Linus Torvalds has fired a sharp warning at kernel contributors: stop stuffing patch emails with automated “Link:” lines that point to nothing new. In a blunt exchange on the Linux Kernel Mailing List (LKML), the kernel’s creator said these boilerplate references waste reviewers’ time and bury the signal that maintainers need to make fast, correct decisions.
The gripe: redundant links, zero value
The trigger was a routine fix that included a “Link:” entry promising context. Instead, it circled back to the same patch description already under review. Torvalds’ message was simple: include a link only if it adds information not present in the commit message—crash logs, regression reports, benchmarks, or prior discussions that shaped the decision. Anything else is noise.

This is not a theoretical nitpick. Kernel maintainers rely on metadata tags—Link:, Fixes:, Reported-by:, and others—to triage patches quickly. A “Link:” that leads to a duplicate summary, a bot-generated page, or the same email thread without extra details forces reviewers to dig elsewhere or give up on the context entirely.
How automation made it worse
Modern tooling contributes to the clutter. Continuous integration bots, repository integrations, and helper scripts often auto-insert link lines during submission. These references can be helpful when they connect a patch to an external bug tracker or a prior discussion with key technical arguments. But many simply point back to the patch itself or a generic landing page with no new content.
The rise of AI-assisted workflows adds another wrinkle. Some contributors rely on templates or automated summaries that generate “Link:” fields by default. When rushed, those fields slip through unchanged, creating a veneer of completeness without the substance reviewers need.

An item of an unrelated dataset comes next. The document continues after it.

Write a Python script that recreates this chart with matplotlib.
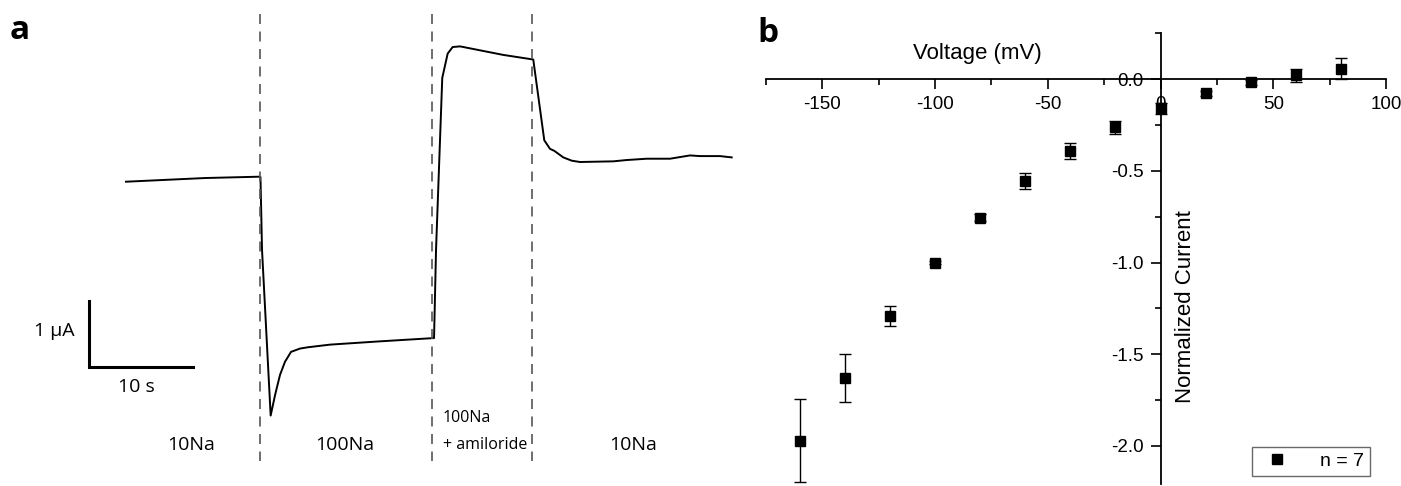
import matplotlib
matplotlib.use("Agg")
from matplotlib import pyplot as plt
from matplotlib.lines import Line2D
from matplotlib.ticker import MultipleLocator, FormatStrFormatter

plt.rcParams['axes.unicode_minus'] = False

# panel a: current trace (time in s, current in uA, arbitrary zero)
trace_t = [0, 7.6, 12.74, 12.93, 13.08, 13.91, 14.33, 14.81, 15.29, 15.87, 16.73, 17.5,
           19.62, 24.42, 29.62, 29.81, 30.41, 30.93, 31.41, 32.12, 34.04, 36.28, 39.16,
           40.22, 40.77, 41.18, 42.05, 42.86, 43.65, 46.86, 48.14, 50.07, 52.31, 54.23,
           55.19, 57.12, 58.24]
trace_i = [0, 0.056, 0.076, 0.072, -1.04, -3.56, -3.25, -2.94, -2.74, -2.59, -2.54, -2.52,
           -2.48, -2.43, -2.38, -1.04, 1.58, 1.95, 2.05, 2.06, 2.0, 1.93, 1.86,
           0.63, 0.50, 0.47, 0.37, 0.32, 0.30, 0.31, 0.33, 0.35, 0.35, 0.40,
           0.39, 0.39, 0.37]
switch_t = [12.88, 29.42, 39.04]
solutions = ['10Na', '100Na', '100Na', '+ amiloride', '10Na']

# panel b: I-V curve
voltage = [-160, -140, -120, -100, -80, -60, -40, -20, 0, 20, 40, 60, 80]
current = [-1.972, -1.629, -1.292, -1.0, -0.756, -0.556, -0.393, -0.263, -0.16, -0.078, -0.018, 0.02, 0.058]
current_err = [0.225, 0.13, 0.053, 0.01, 0.02, 0.042, 0.043, 0.035, 0.03, 0.012, 0.015, 0.035, 0.055]

W, H = 1401, 486
fig = plt.figure(figsize=(W / 100, H / 100), dpi=100)

# ---- panel a ----
ax = fig.add_axes([0, 0, 750 / W, 1])
ax.set_xlim(-12.115, 60.0)
ax.set_ylim(-4.632, 2.766)
ax.axis('off')

ax.plot(trace_t, trace_i, color='black', lw=1.4)
for t in switch_t:
    ax.plot([t, t], [2.553, -4.251], color='#555555', lw=1.2, dashes=(6, 4.5))

# scale bar: 1 uA, 10 s
ax.plot([-3.56, -3.56, 6.44], [-1.816, -2.816, -2.816], color='black', lw=2.2,
        solid_joinstyle='miter')
fam_a = ['Open Sans', 'DejaVu Sans']
ax.text(-6.9, -2.28, '1 µA', ha='center', va='center', fontsize=14, family=fam_a)
ax.text(0.96, -3.12, '10 s', ha='center', va='center', fontsize=14, family=fam_a)

ax.text(6.25, -4.01, solutions[0], ha='center', va='center', fontsize=14, family=fam_a)
ax.text(21.06, -4.01, solutions[1], ha='center', va='center', fontsize=14, family=fam_a)
ax.text(30.48, -3.60, solutions[2], ha='left', va='center', fontsize=11.5, family=fam_a)
ax.text(30.48, -4.01, solutions[3], ha='left', va='center', fontsize=11.5, family=fam_a)
ax.text(48.75, -4.01, solutions[4], ha='center', va='center', fontsize=14, family=fam_a)

fig.text(10 / W, 1 - 39 / H, 'a', fontsize=24, fontweight='bold', family=fam_a)
fig.text(757 / W, 1 - 42 / H, 'b', fontsize=24, fontweight='bold', family=fam_a)

# ---- panel b ----
bx = fig.add_axes([766 / W, 2 / H, 620 / W, 450.7 / H])
bx.set_xlim(-175, 100)
bx.set_ylim(-2.208, 0.25)

bx.errorbar(voltage, current, yerr=current_err, fmt='s', color='black', ms=7.5,
            capsize=4, elinewidth=1, capthick=1)

for side in ['top', 'right']:
    bx.spines[side].set_visible(False)
bx.spines['left'].set_position(('data', 0))
bx.spines['bottom'].set_position(('data', 0))
bx.spines['left'].set_linewidth(1.3)
bx.spines['bottom'].set_linewidth(1.3)

bx.xaxis.set_major_locator(MultipleLocator(50))
bx.xaxis.set_minor_locator(MultipleLocator(25))
bx.yaxis.set_major_locator(MultipleLocator(0.5))
bx.yaxis.set_minor_locator(MultipleLocator(0.25))
bx.yaxis.set_major_formatter(FormatStrFormatter('%.1f'))
bx.tick_params(axis='both', which='major', direction='out', length=7, width=1.2,
               labelsize=13.5, pad=5)
bx.tick_params(axis='both', which='minor', direction='out', length=4, width=1.2)
for lab in bx.get_xticklabels() + bx.get_yticklabels():
    lab.set_family(['Liberation Sans', 'DejaVu Sans'])

fam_b = ['Liberation Sans', 'DejaVu Sans']
bx.text(-81.4, 0.142, 'Voltage (mV)', ha='center', va='center', fontsize=16, family=fam_b)
bx.text(11.1, -1.238, 'Normalized Current', ha='center', va='center', rotation=90,
        fontsize=16, family=fam_b)

proxy = Line2D([], [], marker='s', ls='', color='black', ms=7.5)
leg = bx.legend([proxy], ['n = 7'], loc='lower right', bbox_to_anchor=(0.974, 0.018),
                frameon=True, fancybox=False, prop={'family': 'Liberation Sans', 'size': 14},
                borderpad=0.3, handletextpad=1.2, borderaxespad=0)
leg.get_frame().set_edgecolor('#444444')
leg.get_frame().set_linewidth(1)

fig.savefig('out.png', dpi=100)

Why it matters for kernel velocity
Every merge window sees a flood of changes—commonly in the range of ten to fifteen thousand non-merge commits, based on counts regularly cited by maintainers and community analyses. LKML itself handles a torrent of mail each day. Small inefficiencies multiply at that volume. A few seconds wasted per patch on circular links scales into hours of lost review capacity across the maintainer network.
The kernel project’s success depends on quick, confident decisions from subsystem maintainers and from Torvalds during pulls. When commit messages are crisp and the “Link:” fields genuinely expand the story—linking to a regression tracker entry, a detailed bug report, or performance data—reviewers gain the context to accept, defer, or reject with minimal back-and-forth.
What a useful “Link:” looks like
Kernel documentation on submitting patches encourages commit messages that stand on their own while referencing external sources for depth. High-value examples include:
• A link to a bug tracker entry with reproduction steps and affected versions.
• A link to the prior LKML discussion where competing approaches were weighed.
• A link to regression reports maintained by the community’s regression tracker, cataloging when a problem first appeared.
• A link to performance or correctness data (for example, results from CI systems such as KernelCI) that would bloat a commit message if pasted inline.
In each case, the link must add material not already summarized in the patch. If the commit message fully explains the issue and fix, the “Link:” can be omitted without guilt.
Keep the human in the loop
Automation should assist, not replace, editorial judgment. Before sending, contributors should scan auto-generated tags and delete anything that doesn’t pull its weight. Maintainers routinely recommend short, self-contained commit messages with essential context, plus selectively chosen references for deep dives.
This is doubly important for newcomers who follow templates to the letter. The kernel community values conventions, but it values clarity more. A lean commit with a strong rationale will always beat a verbose one padded with empty links.
A broader push for signal over noise
Torvalds has long pressed for pragmatic communication: clear subject lines, precise explanations, and metadata that helps reviewers do their job. His latest admonition fits that pattern. With a codebase of many tens of millions of lines and contributions from thousands of developers, the Linux project depends on habits that scale.
The takeaway is straightforward: if a link explains something the commit message cannot—include it. If it merely echoes what’s already there—remove it. That small act of curation respects maintainers’ time and keeps the world’s most critical open-source project moving quickly and safely.